The root of this dashboard is the classic flow of data from digital channels showing page impressions, clicks and visitors. By combining these with the budget spent achieving those clicks and running the data against the CPA model for each channel, the scorecard will present a hierarchy of how efficiently marketing is being carried out.
What Sinden points out is that optimisation is not an infinite gains process. “If you only had £10,000, first spend it on the most efficient medium – usually natural search. Then move to the next most efficient – probably paid search, followed by affiliates – and so on,”
In a perfect model, this process would just carry on until the marketer runs out of money. In reality, it hits the law of diminishing returns, typically at about 85 to 90 per cent of budget. That non-optimisable 10 per cent should then be directed towards testing new channels, argues Sinden.

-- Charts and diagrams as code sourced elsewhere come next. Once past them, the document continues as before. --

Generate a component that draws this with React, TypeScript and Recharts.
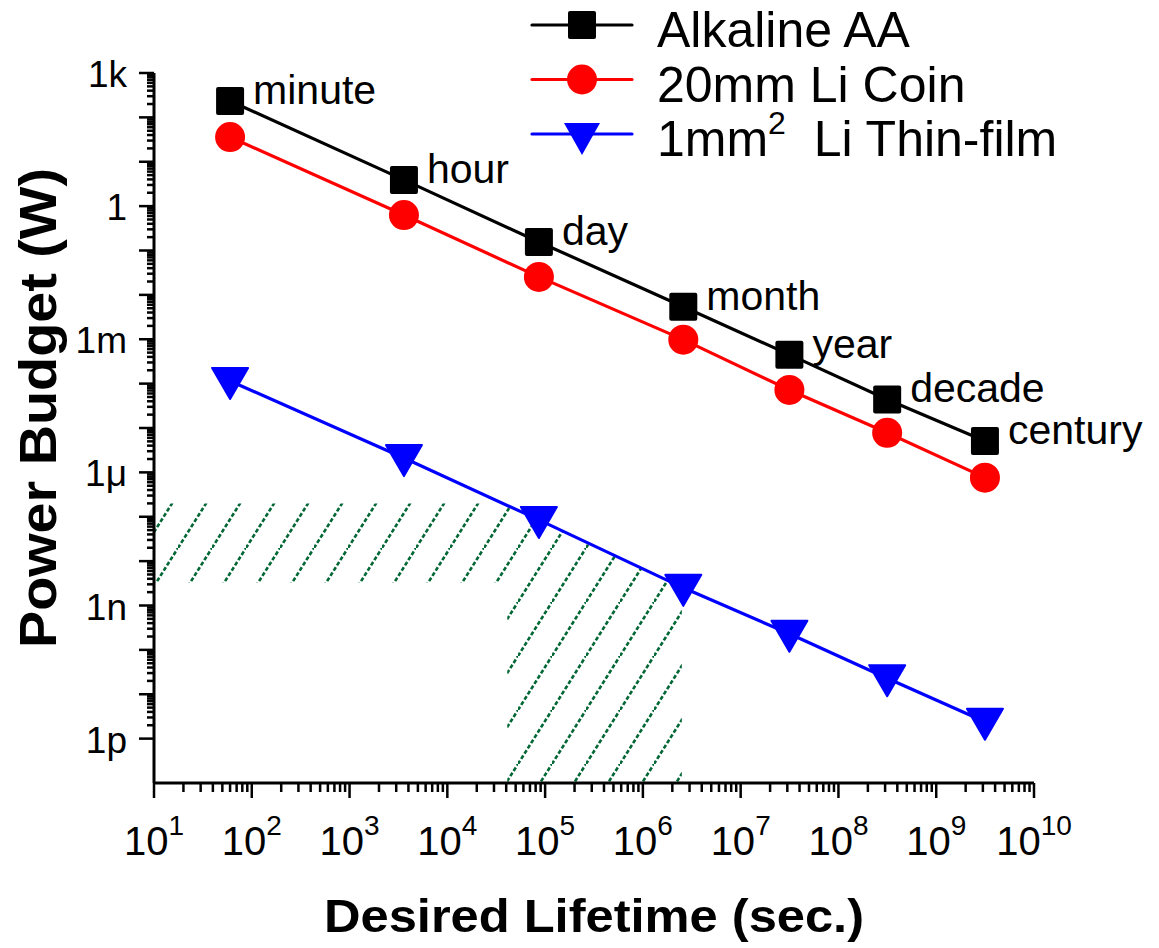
import { ComposedChart, Line, Area, XAxis, YAxis, Legend, LabelList } from 'recharts';

// lifetimes in seconds and their names
const lifetimes = [60, 3600, 86400, 2.59e6, 3.15e7, 3.15e8, 3.15e9];
const lifetimeNames = ['minute', 'hour', 'day', 'month', 'year', 'decade', 'century'];

// power budget (W) for each battery
const alkalineAA = [234, 3.9, 0.156, 5.4e-3, 4.5e-4, 4.4e-5, 5.1e-6];
const liCoin = [36, 0.63, 0.0254, 9.8e-4, 7.2e-5, 7.8e-6, 7.6e-7];
const liThinFilm = [1.15e-4, 2.1e-6, 8.5e-8, 2.5e-9, 2.3e-10, 2.3e-11, 2.4e-12];

// hatched region outline
const hatchX = [10, 4.1e4, 4.1e4, 8.64e4, 2.5e6];
const hatchLow = [3.2e-9, 3.2e-9, 1e-13, 1e-13, 1e-13];
const hatchHigh = [2.0e-7, 2.0e-7, 1.9e-7, 8.5e-8, 2.6e-9];

const yLabels: Record<number, string> = { 3: '1k', 0: '1', [-3]: '1m', [-6]: '1μ', [-9]: '1n', [-12]: '1p' };

const xTicks: number[] = [];
for (let e = 1; e <= 10; e++) {
  xTicks.push(10 ** e);
  if (e < 10) for (let m = 2; m <= 9; m++) xTicks.push(m * 10 ** e);
}
const yTicks: number[] = [];
for (let e = -12; e <= 3; e++) {
  yTicks.push(10 ** e);
  if (e < 3) for (let m = 2; m <= 9; m++) yTicks.push(m * 10 ** e);
}

const data = lifetimes.map((x, i) => ({
  x,
  name: lifetimeNames[i],
  aa: alkalineAA[i],
  coin: liCoin[i],
  thin: liThinFilm[i],
}));
const hatchData = hatchX.map((x, i) => ({ x, range: [hatchLow[i], hatchHigh[i]] }));

const FONT = 'Liberation Sans, Arial, Helvetica, sans-serif';

const isDecade = (v: number) => {
  const e = Math.log10(v);
  return Math.abs(e - Math.round(e)) < 1e-6;
};

const XTick = (props: any) => {
  const { x, y, payload } = props;
  const major = isDecade(payload.value);
  const e = Math.round(Math.log10(payload.value));
  return (
    <g>
      <line x1={x} x2={x} y1={y} y2={y + (major ? 15 : 9)} stroke="#000" strokeWidth={2.5} />
      {major && (
        <text x={x} y={y + 72} textAnchor="middle" fontSize={40} fontFamily={FONT} fill="#000">
          10<tspan fontSize={28} dy={-20}>{e}</tspan>
        </text>
      )}
    </g>
  );
};

const YTick = (props: any) => {
  const { x, y, payload } = props;
  const major = isDecade(payload.value);
  const e = Math.round(Math.log10(payload.value));
  const label = major ? yLabels[e] : undefined;
  return (
    <g>
      <line x1={x - (major ? 15 : 7)} x2={x} y1={y} y2={y} stroke="#000" strokeWidth={2.5} />
      {label && (
        <text x={x - 27} y={y + 14} textAnchor="end" fontSize={37} fontFamily={FONT} fill="#000">
          {label}
        </text>
      )}
    </g>
  );
};

const Square = (props: any) => {
  const { cx, cy } = props;
  if (cx == null || cy == null) return null;
  return <rect x={cx - 14} y={cy - 14} width={28} height={28} rx={2} fill="#000" />;
};
const Circle = (props: any) => {
  const { cx, cy } = props;
  if (cx == null || cy == null) return null;
  return <circle cx={cx} cy={cy} r={15} fill="#ff0000" />;
};
const TriDown = (props: any) => {
  const { cx, cy } = props;
  if (cx == null || cy == null) return null;
  return <path d={`M${cx - 18},${cy - 13} L${cx + 18},${cy - 13} L${cx},${cy + 18} Z`} fill="#0000ff" strokeLinejoin="round" stroke="#0000ff" strokeWidth={2} />;
};

const LifetimeLabel = (props: any) => {
  const x = props.x ?? props.viewBox?.x;
  const y = props.y ?? props.viewBox?.y;
  return (
    <text x={x + 23} y={y + 3} fontSize={41} fontFamily={FONT} fill="#000">
      {props.value}
    </text>
  );
};

const legendRows = [
  { name: 'Alkaline AA', color: '#000', shape: 'square' },
  { name: '20mm Li Coin', color: '#ff0000', shape: 'circle' },
  { name: 'thin', color: '#0000ff', shape: 'tri' },
];

const LegendBox = () => (
  <svg width={620} height={170} style={{ overflow: 'visible', display: 'block' }}>
    {legendRows.map((r, i) => {
      const cy = 17 + i * 54.5;
      return (
        <g key={r.name}>
          <line x1={12} x2={112} y1={cy} y2={cy} stroke={r.color} strokeWidth={3.2} strokeLinecap="round" />
          {r.shape === 'square' && <rect x={48} y={cy - 14} width={28} height={28} rx={2} fill={r.color} />}
          {r.shape === 'circle' && <circle cx={62} cy={cy} r={15} fill={r.color} />}
          {r.shape === 'tri' && <path d={`M44,${cy - 11} L80,${cy - 11} L62,${cy + 21} Z`} fill={r.color} />}
          <text x={137} y={cy + 22} fontSize={50} fontFamily={FONT} fill="#000">
            {r.shape === 'tri' ? (
              <>
                1mm<tspan fontSize={32} dy={-22}>2</tspan>
                <tspan dy={22}>{'\u00a0 Li Thin-film'}</tspan>
              </>
            ) : (
              r.name
            )}
          </text>
        </g>
      );
    })}
  </svg>
);

export default function App() {
  return (
    <ComposedChart width={1150} height={940} data={data} margin={{ top: 65, right: 124, left: 46, bottom: 85 }}>
      <defs>
        <pattern id="hatch" patternUnits="userSpaceOnUse" width={34} height={54}>
          <line x1={-3.4} y1={59.4} x2={37.4} y2={-5.4} stroke="#006633" strokeWidth={2.6} strokeDasharray="4 2.2" />
        </pattern>
      </defs>
      <XAxis
        dataKey="x"
        type="number"
        scale="log"
        domain={[10, 1e10]}
        allowDataOverflow
        ticks={xTicks}
        interval={0}
        tick={XTick}
        tickLine={false}
        tickSize={0}
        tickMargin={0}
        height={80}
        axisLine={{ stroke: '#000', strokeWidth: 3 }}
        label={{
          content: (p: any) => {
            const vb = p.viewBox;
            return (
              <text x={vb.x + vb.width / 2} y={vb.y + 149} textAnchor="middle" fontSize={46} fontWeight="bold" fontFamily={FONT} textLength={540} lengthAdjust="spacingAndGlyphs">
                Desired Lifetime (sec.)
              </text>
            );
          },
        }}
      />
      <YAxis
        type="number"
        scale="log"
        domain={[1e-13, 1e3]}
        allowDataOverflow
        ticks={yTicks}
        interval={0}
        tick={YTick}
        tickLine={false}
        tickSize={0}
        tickMargin={0}
        width={100}
        axisLine={{ stroke: '#000', strokeWidth: 3 }}
        label={{
          content: () => (
            <text x={48} y={400} transform="rotate(-90, 48, 400)" textAnchor="middle" fontSize={52} fontWeight="bold" fontFamily={FONT} textLength={480} lengthAdjust="spacingAndGlyphs">
              Power Budget (W)
            </text>
          ),
        }}
      />
      <Legend
        layout="vertical"
        align="center"
        verticalAlign="middle"
        content={LegendBox}
        wrapperStyle={{ top: 0, left: 512, width: 620, height: 170 }}
      />
      <Area data={hatchData} dataKey="range" type="linear" stroke="none" fill="url(#hatch)" fillOpacity={1} isAnimationActive={false} legendType="none" />
      <Line dataKey="thin" stroke="#0000ff" strokeWidth={3.2} dot={TriDown} activeDot={false} isAnimationActive={false} />
      <Line dataKey="coin" stroke="#ff0000" strokeWidth={3.2} dot={Circle} activeDot={false} isAnimationActive={false} />
      <Line dataKey="aa" stroke="#000" strokeWidth={3.2} dot={Square} activeDot={false} isAnimationActive={false}>
        <LabelList dataKey="name" content={LifetimeLabel} />
      </Line>
    </ComposedChart>
  );
}
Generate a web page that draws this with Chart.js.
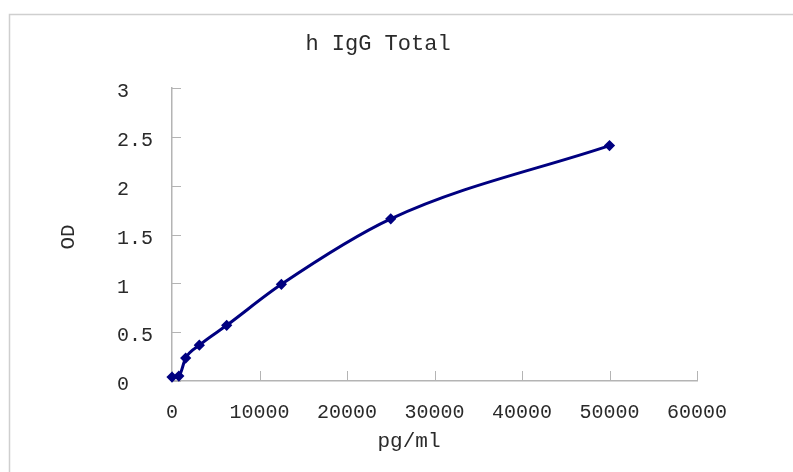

The other issue with this approach to measurement is that the type of metrics provided in each digital channel can be very different from each other. “For example, in social media, it is how many people you are linked to and how many have signed up to follow you,” he says. You can build that into a figure for social media reach, but is it really comparable to how may people your banner ads have been served to? And do either of those help you to understand whether that marketing effort has generated valuable new customers for the business?
Finding data feeds is not the problem for marketing. Understanding which ones matter and building them into a cause-and-effect model is much more demanding. The irony of creating a single sheet report on marketing is that it requires hundreds of pages of data to create. But then, the best rewards often require the most effort.